Veteran adventurer completes trip 50 years after setting out - with help from local businessman - The Leamington Observer

Veteran adventurer completes trip 50 years after setting out - with help from local businessman

Leamington Editorial 17th Mar, 2019   0

A VETERAN adventurer has completed a road trip half a century after he first set out with a little help from a Stratford businessman.

Steve Perks joined 92-year-old American traveller and writer Harold Stephens on an expedition across Myanmar in South east Asia. The country formerly known as Burma was the one place which eluded Harold’s record breaking round the world motor trip 50 years ago.

Steve had never met Harold or fellow travellers Adam Clark and Robert Stedman until the trip, after his cousin who lives in Thailand, arranged for him to join the team as the ‘chief navigator and engineer’.

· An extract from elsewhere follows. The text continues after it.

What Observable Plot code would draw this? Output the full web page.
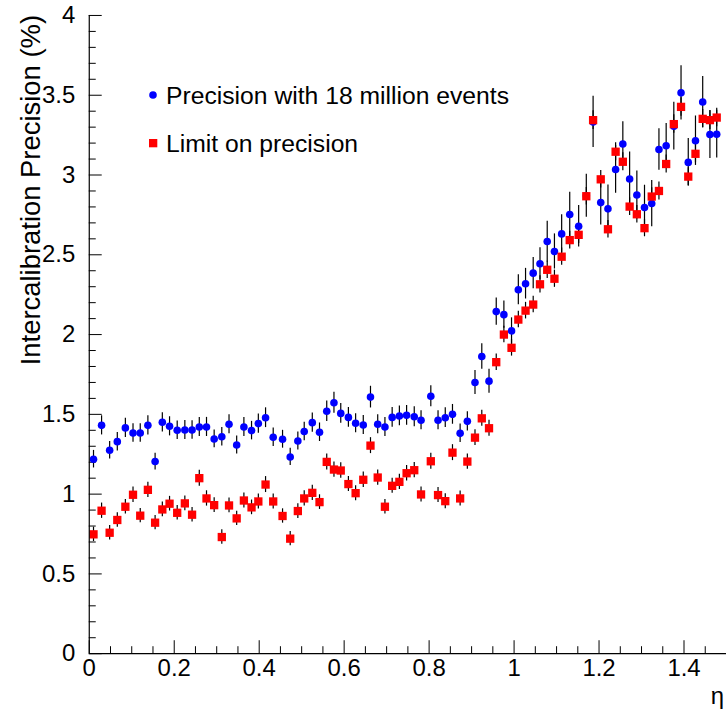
<!DOCTYPE html>
<html><head><meta charset="utf-8">
<script src="https://cdn.jsdelivr.net/npm/d3@7"></script>
<script src="https://cdn.jsdelivr.net/npm/@observablehq/plot@0.6"></script>
<style>
html,body{margin:0;padding:0;background:#fff;overflow:hidden}
#wrap{position:relative;width:726px;height:711px;overflow:hidden}
.leg{position:absolute;font-family:"Liberation Sans",Arial,sans-serif;font-size:24.7px;color:#000;white-space:nowrap;line-height:1}
.leg svg{position:absolute;left:0;top:0}
</style></head><body><div id="wrap"></div>
<script>
// pseudorapidity of each crystal ring
const eta = [
0.010,0.029,0.048,0.066,0.085,0.103,0.120,0.138,0.155,0.172,
0.189,0.207,0.225,0.242,0.259,0.276,0.294,0.312,0.329,0.347,
0.364,0.382,0.398,0.415,0.433,0.455,0.473,0.491,0.506,0.525,
0.542,0.559,0.576,0.592,0.610,0.627,0.645,0.662,0.679,0.696,
0.713,0.730,0.747,0.765,0.781,0.804,0.821,0.838,0.855,0.873,
0.890,0.908,0.924,0.941,0.958,0.976,0.994,1.010,1.027,1.045,
1.061,1.078,1.095,1.112,1.131,1.152,1.170,1.186,1.204,1.221,
1.239,1.256,1.272,1.289,1.307,1.324,1.341,1.358,1.376,1.393,
1.410,1.427,1.444,1.461,1.477];
// Precision with 18 million events (%)
const precision = [
1.219,1.431,1.275,1.329,1.415,1.383,1.383,1.431,1.204,1.450,
1.425,1.400,1.402,1.402,1.421,1.421,1.346,1.360,1.438,1.308,
1.421,1.398,1.442,1.479,1.356,1.344,1.233,1.333,1.392,1.448,
1.388,1.519,1.573,1.506,1.481,1.444,1.433,1.608,1.438,1.421,
1.481,1.490,1.494,1.485,1.463,1.613,1.463,1.479,1.500,1.381,
1.456,1.700,1.863,1.708,2.144,2.125,2.023,2.281,2.319,2.385,
2.444,2.583,2.521,2.631,2.752,2.679,2.870,3.333,2.827,2.788,
3.035,3.194,2.975,2.875,2.796,2.821,3.160,3.183,3.306,3.515,
3.079,3.215,3.458,3.254,3.256];
const precisionErr = [
0.055,0.060,0.055,0.058,0.060,0.058,0.058,0.060,0.052,0.060,
0.060,0.058,0.060,0.058,0.060,0.060,0.056,0.058,0.060,0.056,
0.060,0.058,0.060,0.062,0.058,0.056,0.054,0.056,0.058,0.060,
0.058,0.064,0.066,0.062,0.062,0.060,0.060,0.068,0.060,0.060,
0.062,0.062,0.062,0.062,0.060,0.066,0.060,0.062,0.062,0.058,
0.060,0.075,0.080,0.075,0.085,0.085,0.082,0.094,0.096,0.098,
0.100,0.128,0.110,0.120,0.140,0.130,0.135,0.160,0.140,0.150,
0.150,0.140,0.170,0.150,0.140,0.145,0.130,0.140,0.150,0.170,
0.150,0.155,0.160,0.150,0.150];
// Limit on precision (%)
const limit = [
0.748,0.896,0.758,0.838,0.921,0.996,0.865,1.027,0.821,0.904,
0.940,0.883,0.942,0.871,1.100,0.973,0.931,0.731,0.929,0.848,
0.960,0.917,0.954,1.060,0.954,0.863,0.721,0.894,0.973,1.008,
0.950,1.202,1.154,1.148,1.063,1.006,1.090,1.304,1.104,0.921,
1.052,1.077,1.131,1.150,0.998,1.206,0.994,0.956,1.260,0.973,
1.204,1.354,1.475,1.413,1.827,2.000,1.917,2.094,2.150,2.188,
2.315,2.406,2.350,2.488,2.592,2.625,2.867,3.344,2.973,2.660,
3.146,3.083,2.802,2.754,2.667,2.865,2.900,3.069,3.319,3.427,
2.990,3.133,3.352,3.344,3.360];
const limitErr = [
0.045,0.048,0.045,0.045,0.046,0.048,0.045,0.048,0.045,0.046,
0.046,0.045,0.046,0.045,0.050,0.048,0.046,0.045,0.046,0.045,
0.047,0.046,0.047,0.050,0.047,0.045,0.045,0.046,0.048,0.048,
0.046,0.050,0.048,0.048,0.047,0.047,0.048,0.050,0.048,0.046,
0.047,0.048,0.048,0.048,0.047,0.050,0.047,0.047,0.050,0.047,
0.048,0.050,0.050,0.050,0.052,0.052,0.052,0.052,0.052,0.052,
0.054,0.054,0.054,0.054,0.055,0.055,0.055,0.058,0.055,0.055,
0.056,0.056,0.055,0.055,0.054,0.055,0.056,0.056,0.058,0.058,
0.056,0.057,0.058,0.058,0.058];
const xMajorTicks = [0,0.2,0.4,0.6,0.8,1,1.2,1.4];
const xMinorTicks = [0.05,0.1,0.15,0.25,0.3,0.35,0.45,0.5,0.55,0.65,0.7,0.75,0.85,0.9,0.95,1.05,1.1,1.15,1.25,1.3,1.35,1.45];
const yMajorTicks = [0,0.5,1,1.5,2,2.5,3,3.5,4];
const yMinorTicks = [0.1,0.2,0.3,0.4,0.6,0.7,0.8,0.9,1.1,1.2,1.3,1.4,1.6,1.7,1.8,1.9,2.1,2.2,2.3,2.4,2.6,2.7,2.8,2.9,3.1,3.2,3.3,3.4,3.6,3.7,3.8,3.9];
const seriesNames = ["Precision with 18 million events","Limit on precision"];
const xTitle = "η";
const yTitle = "Intercalibration Precision (%)";

const blue = eta.map((e,i)=>({eta:e, v:precision[i], err:precisionErr[i]}));
const red = eta.map((e,i)=>({eta:e, v:limit[i], err:limitErr[i]}));
const font = '"Liberation Sans", Arial, Helvetica, sans-serif';

const chart = Plot.plot({
  width: 728, height: 711,
  marginLeft: 89, marginRight: 0, marginTop: 15, marginBottom: 56,
  style: {fontFamily: font, fontSize: "24px", background: "white", overflow: "visible"},
  x: {domain: [0, 1.5]},
  y: {domain: [0, 4]},
  marks: [
    Plot.axisX({ticks: xMinorTicks, tickSize: -7, tickFormat: () => "", label: null}),
    Plot.axisX({ticks: xMajorTicks, tickSize: -13, tickFormat: () => "", label: null}),
    Plot.axisX({ticks: xMajorTicks, tickSize: 0, tickPadding: 5, tickFormat: d => String(d), label: null, fontSize: 24}),
    Plot.axisY({ticks: yMinorTicks, tickSize: -7, tickFormat: () => "", label: null}),
    Plot.axisY({ticks: yMajorTicks, tickSize: -13, tickFormat: () => "", label: null}),
    Plot.axisY({ticks: yMajorTicks, tickSize: 0, tickPadding: 14, tickFormat: d => String(d), label: null, fontSize: 24}),
    Plot.ruleX(blue, {x: "eta", y1: d => d.v - d.err, y2: d => d.v + d.err, stroke: "#000", strokeWidth: 1.2}),
    Plot.ruleX(red, {x: "eta", y1: d => d.v - d.err, y2: d => d.v + d.err, stroke: "#000", strokeWidth: 1.2}),
    Plot.dot(blue, {x: "eta", y: "v", r: 3.8, fill: "#0000ff"}),
    Plot.dot(red, {x: "eta", y: "v", symbol: "square", r: 4.7, fill: "#ff0000"}),
    Plot.ruleX([0], {stroke: "#000", strokeWidth: 1.2}),
    Plot.ruleY([0], {stroke: "#000", strokeWidth: 1.2})
  ]
});

const svg = d3.select(chart);
svg.append("text")
  .attr("transform", "translate(40,15) rotate(-90)")
  .attr("text-anchor", "end")
  .attr("font-family", font)
  .attr("font-size", 27.5)
  .attr("fill", "#000")
  .text(yTitle);
svg.append("text")
  .attr("x", 726).attr("y", 706)
  .attr("text-anchor", "end")
  .attr("font-family", font)
  .attr("font-size", 24)
  .attr("fill", "#000")
  .text(xTitle);

const wrap = document.getElementById("wrap");
wrap.appendChild(chart);

function legendItem(top, name, shape) {
  const d = document.createElement("div");
  d.className = "leg";
  d.style.left = "146px";
  d.style.top = top + "px";
  d.innerHTML = `<svg width="16" height="24" viewBox="0 0 16 24">${shape}</svg><span style="position:absolute;left:20px;top:0">${name}</span>`;
  wrap.appendChild(d);
}
legendItem(84, seriesNames[0], '<circle cx="7" cy="11" r="3.8" fill="#0000ff"/>');
legendItem(132, seriesNames[1], '<rect x="3" y="7" width="8.3" height="8.3" fill="#ff0000"/>');
</script></body></html>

The 47-year-old, who owns his own painting and decorating business, was delighted to join Harold on the 12-day journey.




He said: “Harold was inspiring in many ways. He has been there, seen it, done it. He told stories at the table that made us forget to eat.

“When I told him that I didn’t think there were still people on this earth like the real life explorers and personalities he wrote about, he shot me down and barked at me ‘you just have to look, there are stories everywhere.”


And true to Harold’s word, Steve was met with sights from gold panning and rubber tree plantations to meditating monks and a abandoned 20-lane highway – as featured on Top Gear – in the still near empty new capital of Naypyidaw.

He said: “It’s a massive new city with huge infrastructure but there was hardly anyone there and the police didn’t want us to take photos.”

Other locals were a bit more accommodating.

He told the Observer: “We found a seemingly dilapidated airport which only has two flights on two days of the week. We convinced the chief officer to take the trucks down the runway at full pelt, screeching the tyres. It was mad.”

Other places gave way to more reflective moments.

The group visited the ‘death railway’ built in 1943 to connect the country with Thailand during the war. It was so-called because those who built it were subjected to cruel conditions and abuse, resulting in the death of thousands.

Steve said it was ’emotional’ particularly for former marine Harold who, he added, once body doubled for Marlon Brando in the 1962 film Mutiny on the Bounty.

His best moment was documenting the plight of a guesthouse owner Eric, who is living with HIV and whose guesthouse funds a school for orphans. The group plans to raise awareness on Eric’s behalf and help him find an English teacher to volunteer at the school.

A new book chronicling the journey will be published later this year.